** start STORED DATA **

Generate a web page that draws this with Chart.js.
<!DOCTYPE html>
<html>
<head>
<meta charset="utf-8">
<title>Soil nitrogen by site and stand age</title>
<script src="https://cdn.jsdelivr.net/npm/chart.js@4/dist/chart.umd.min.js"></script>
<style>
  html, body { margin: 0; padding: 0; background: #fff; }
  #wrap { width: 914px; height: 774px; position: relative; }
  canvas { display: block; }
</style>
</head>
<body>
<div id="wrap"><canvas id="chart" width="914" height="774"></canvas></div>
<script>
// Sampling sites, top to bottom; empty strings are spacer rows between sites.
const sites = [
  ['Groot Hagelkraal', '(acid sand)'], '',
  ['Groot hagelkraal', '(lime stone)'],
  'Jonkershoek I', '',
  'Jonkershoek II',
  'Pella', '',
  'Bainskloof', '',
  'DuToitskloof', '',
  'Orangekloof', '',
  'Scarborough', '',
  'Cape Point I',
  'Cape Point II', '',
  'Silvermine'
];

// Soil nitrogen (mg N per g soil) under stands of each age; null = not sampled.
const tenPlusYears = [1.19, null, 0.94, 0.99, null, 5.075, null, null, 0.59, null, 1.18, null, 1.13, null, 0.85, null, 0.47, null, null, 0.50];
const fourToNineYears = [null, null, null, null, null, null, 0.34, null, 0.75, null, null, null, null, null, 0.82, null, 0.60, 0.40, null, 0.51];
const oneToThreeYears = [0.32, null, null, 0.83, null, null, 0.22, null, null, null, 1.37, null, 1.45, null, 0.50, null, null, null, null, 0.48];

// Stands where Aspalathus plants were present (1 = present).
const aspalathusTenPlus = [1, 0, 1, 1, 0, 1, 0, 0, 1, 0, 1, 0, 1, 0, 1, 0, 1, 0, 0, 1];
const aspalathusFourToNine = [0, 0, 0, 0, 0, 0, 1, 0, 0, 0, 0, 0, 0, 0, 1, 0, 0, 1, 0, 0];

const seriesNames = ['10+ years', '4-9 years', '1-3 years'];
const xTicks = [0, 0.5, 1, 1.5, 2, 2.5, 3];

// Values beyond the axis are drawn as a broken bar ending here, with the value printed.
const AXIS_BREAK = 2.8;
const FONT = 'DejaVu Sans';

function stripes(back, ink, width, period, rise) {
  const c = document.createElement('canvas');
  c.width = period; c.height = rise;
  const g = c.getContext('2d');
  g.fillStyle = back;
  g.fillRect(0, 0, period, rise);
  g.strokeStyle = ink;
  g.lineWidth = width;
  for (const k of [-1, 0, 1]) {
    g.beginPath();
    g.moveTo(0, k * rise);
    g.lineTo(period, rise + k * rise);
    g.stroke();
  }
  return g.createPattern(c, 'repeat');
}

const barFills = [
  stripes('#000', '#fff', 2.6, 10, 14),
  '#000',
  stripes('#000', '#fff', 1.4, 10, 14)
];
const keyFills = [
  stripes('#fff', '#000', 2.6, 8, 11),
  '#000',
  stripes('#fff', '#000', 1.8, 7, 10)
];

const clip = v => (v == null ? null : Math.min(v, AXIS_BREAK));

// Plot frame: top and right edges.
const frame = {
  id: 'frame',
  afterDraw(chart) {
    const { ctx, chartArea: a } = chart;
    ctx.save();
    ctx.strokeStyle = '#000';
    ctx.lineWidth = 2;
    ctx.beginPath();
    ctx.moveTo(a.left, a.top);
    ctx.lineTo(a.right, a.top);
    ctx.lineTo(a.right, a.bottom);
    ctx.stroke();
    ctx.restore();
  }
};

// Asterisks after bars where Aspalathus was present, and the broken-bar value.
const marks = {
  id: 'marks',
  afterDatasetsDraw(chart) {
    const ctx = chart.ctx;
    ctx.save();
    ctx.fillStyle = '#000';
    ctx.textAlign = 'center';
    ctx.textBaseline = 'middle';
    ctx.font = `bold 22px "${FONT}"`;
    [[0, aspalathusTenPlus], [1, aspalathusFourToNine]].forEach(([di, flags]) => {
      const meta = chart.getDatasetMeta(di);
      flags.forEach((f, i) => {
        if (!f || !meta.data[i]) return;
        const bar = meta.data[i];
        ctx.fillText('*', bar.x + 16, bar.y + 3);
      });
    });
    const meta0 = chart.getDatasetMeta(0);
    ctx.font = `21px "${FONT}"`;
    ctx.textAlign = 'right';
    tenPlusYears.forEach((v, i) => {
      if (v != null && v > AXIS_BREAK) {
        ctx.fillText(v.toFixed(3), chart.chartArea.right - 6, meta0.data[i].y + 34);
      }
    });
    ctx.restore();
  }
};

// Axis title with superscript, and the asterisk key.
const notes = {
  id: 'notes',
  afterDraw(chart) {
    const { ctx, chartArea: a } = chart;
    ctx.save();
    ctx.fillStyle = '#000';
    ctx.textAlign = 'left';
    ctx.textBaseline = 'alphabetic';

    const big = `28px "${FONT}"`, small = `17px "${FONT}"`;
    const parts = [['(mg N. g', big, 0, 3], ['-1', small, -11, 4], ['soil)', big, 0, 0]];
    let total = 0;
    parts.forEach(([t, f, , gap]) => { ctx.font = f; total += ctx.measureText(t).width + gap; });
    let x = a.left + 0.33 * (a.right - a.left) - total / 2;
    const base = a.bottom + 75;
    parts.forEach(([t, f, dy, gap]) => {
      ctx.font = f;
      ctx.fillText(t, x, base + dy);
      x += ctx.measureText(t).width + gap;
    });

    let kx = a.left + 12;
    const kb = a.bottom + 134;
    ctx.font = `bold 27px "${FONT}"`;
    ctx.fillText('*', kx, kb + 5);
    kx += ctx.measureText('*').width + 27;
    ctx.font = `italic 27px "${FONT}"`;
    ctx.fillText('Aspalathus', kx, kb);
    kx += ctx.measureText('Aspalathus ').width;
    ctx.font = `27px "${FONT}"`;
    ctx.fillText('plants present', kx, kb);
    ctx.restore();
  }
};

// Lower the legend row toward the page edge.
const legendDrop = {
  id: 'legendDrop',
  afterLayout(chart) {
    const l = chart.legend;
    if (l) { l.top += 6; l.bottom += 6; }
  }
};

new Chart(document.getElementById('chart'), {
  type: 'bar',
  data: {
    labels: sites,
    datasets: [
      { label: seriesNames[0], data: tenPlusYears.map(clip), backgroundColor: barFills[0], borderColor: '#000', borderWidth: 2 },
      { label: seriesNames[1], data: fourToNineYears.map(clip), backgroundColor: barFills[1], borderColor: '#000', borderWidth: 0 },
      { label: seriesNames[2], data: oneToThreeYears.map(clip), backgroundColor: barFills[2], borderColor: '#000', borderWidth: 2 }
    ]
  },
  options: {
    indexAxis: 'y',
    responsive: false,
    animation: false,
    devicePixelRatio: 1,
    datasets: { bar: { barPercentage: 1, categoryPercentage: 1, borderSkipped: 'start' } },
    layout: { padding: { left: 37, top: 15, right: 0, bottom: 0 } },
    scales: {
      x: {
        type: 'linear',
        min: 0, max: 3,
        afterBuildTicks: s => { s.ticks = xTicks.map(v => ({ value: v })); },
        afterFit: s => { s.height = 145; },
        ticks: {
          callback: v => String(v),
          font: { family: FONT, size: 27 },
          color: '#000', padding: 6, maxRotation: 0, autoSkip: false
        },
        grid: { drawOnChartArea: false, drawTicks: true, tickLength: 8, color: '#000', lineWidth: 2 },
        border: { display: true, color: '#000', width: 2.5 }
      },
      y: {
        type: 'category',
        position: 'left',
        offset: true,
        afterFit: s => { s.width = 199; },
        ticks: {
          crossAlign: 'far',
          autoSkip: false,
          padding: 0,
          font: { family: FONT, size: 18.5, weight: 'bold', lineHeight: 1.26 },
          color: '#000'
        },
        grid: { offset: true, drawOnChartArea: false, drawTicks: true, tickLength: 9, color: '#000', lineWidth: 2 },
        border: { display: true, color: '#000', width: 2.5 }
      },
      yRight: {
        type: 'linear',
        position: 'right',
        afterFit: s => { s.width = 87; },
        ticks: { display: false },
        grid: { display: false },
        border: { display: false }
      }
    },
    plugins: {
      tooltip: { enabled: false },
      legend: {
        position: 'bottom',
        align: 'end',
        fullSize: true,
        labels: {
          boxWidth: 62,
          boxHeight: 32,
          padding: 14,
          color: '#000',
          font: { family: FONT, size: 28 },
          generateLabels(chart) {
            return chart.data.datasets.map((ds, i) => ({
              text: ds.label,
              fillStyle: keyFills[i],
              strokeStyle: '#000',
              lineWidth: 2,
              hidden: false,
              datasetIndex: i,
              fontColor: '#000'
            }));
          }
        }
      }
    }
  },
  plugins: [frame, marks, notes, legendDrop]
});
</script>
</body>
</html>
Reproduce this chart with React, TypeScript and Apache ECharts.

** end STORED DATA **

▸ **YOUR GOAL**
Return exactly the opening lines of the listing above, ending with the line that has "0, 0, 1, 0, 0];".

▸ **ANSWER TO THE EXERCISE**
Generate a web page that draws this with Chart.js.
<!DOCTYPE html>
<html>
<head>
<meta charset="utf-8">
<title>Soil nitrogen by site and stand age</title>
<script src="https://cdn.jsdelivr.net/npm/chart.js@4/dist/chart.umd.min.js"></script>
<style>
  html, body { margin: 0; padding: 0; background: #fff; }
  #wrap { width: 914px; height: 774px; position: relative; }
  canvas { display: block; }
</style>
</head>
<body>
<div id="wrap"><canvas id="chart" width="914" height="774"></canvas></div>
<script>
// Sampling sites, top to bottom; empty strings are spacer rows between sites.
const sites = [
  ['Groot Hagelkraal', '(acid sand)'], '',
  ['Groot hagelkraal', '(lime stone)'],
  'Jonkershoek I', '',
  'Jonkershoek II',
  'Pella', '',
  'Bainskloof', '',
  'DuToitskloof', '',
  'Orangekloof', '',
  'Scarborough', '',
  'Cape Point I',
  'Cape Point II', '',
  'Silvermine'
];

// Soil nitrogen (mg N per g soil) under stands of each age; null = not sampled.
const tenPlusYears = [1.19, null, 0.94, 0.99, null, 5.075, null, null, 0.59, null, 1.18, null, 1.13, null, 0.85, null, 0.47, null, null, 0.50];
const fourToNineYears = [null, null, null, null, null, null, 0.34, null, 0.75, null, null, null, null, null, 0.82, null, 0.60, 0.40, null, 0.51];
const oneToThreeYears = [0.32, null, null, 0.83, null, null, 0.22, null, null, null, 1.37, null, 1.45, null, 0.50, null, null, null, null, 0.48];

// Stands where Aspalathus plants were present (1 = present).
const aspalathusTenPlus = [1, 0, 1, 1, 0, 1, 0, 0, 1, 0, 1, 0, 1, 0, 1, 0, 1, 0, 0, 1];
const aspalathusFourToNine = [0, 0, 0, 0, 0, 0, 1, 0, 0, 0, 0, 0, 0, 0, 1, 0, 0, 1, 0, 0];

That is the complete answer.